Ross will certainly be in the conversation to be the first receiver taken in the draft. However, I value him below Mike Williams (Clemson) and Corey Davis (Western Michigan)—players that, I feel, carry a safer floor and less risk for a team looking for that franchise, #1 wideout.
Potential suitors litter the first round. However, three teams jump off the paper to me as potential landing spots for Ross. The Philadelphia Eagles recently hosted Ross for a visit, and see him as a potential second coming of DeSean Jackson. When paired with the big-bodied Alshon Jeffery and a more experienced Jordan Matthews, Ross could thrive and provide Carson Wentz with a game-breaking downfield option. This offseason, the Baltimore Ravens lost veteran Steve Smith Sr. to retirement, and Kamar Aiken to Free Agency, leaving Mike Wallace as the lone established receiver on the roster. Joe Flacco could certainly use another weapon if the Ravens want to take the next step this year.
So where will he end up?

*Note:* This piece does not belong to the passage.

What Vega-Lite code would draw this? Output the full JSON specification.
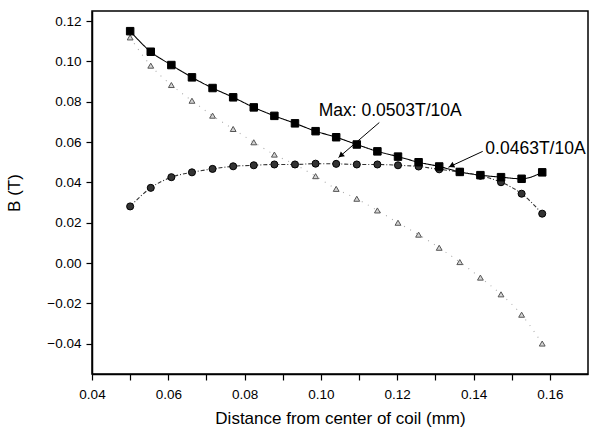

Ross has often been connected to the Tennessee Titans, a team that is in dire need of a playmaker in their receiving corps (which currently consists of Rishard Matthews and Tajae Sharpe.) Marcus Mariota took a huge leap forward last season, becoming one of the more effective downfield passers in the NFL. His 7.6 yards per attempt ranked ahead of the likes of Aaron Rodgers and Matthew Stafford. Apparently, Ross’ speed and playmaking ability would mesh seamlessly with Mariota’s newfound desire to throw the ball downfield. The Titans have two picks in the top 20, but are also in dire need of help on the defensive side of the ball, particularly in the secondary. I suspect they’ll take the best available defender with the #5 overall pick (Lattimore, Allen, and Adams are all in play), and pair them with Ross at #18 to fill two major holes on their roster.
Could the Titans nab Corey Davis or Mike Williams instead? Sure they could. Could Ross go to the Eagles at #14 or the Ravens at #16? Absolutely. But, when it’s all said and done, my gut tells me he’ll be gracing the turf of Nissan Stadium in Nashville, catching passes from another former Pac-12 superstar, and helping the young Titans take their first big step back into the limelight.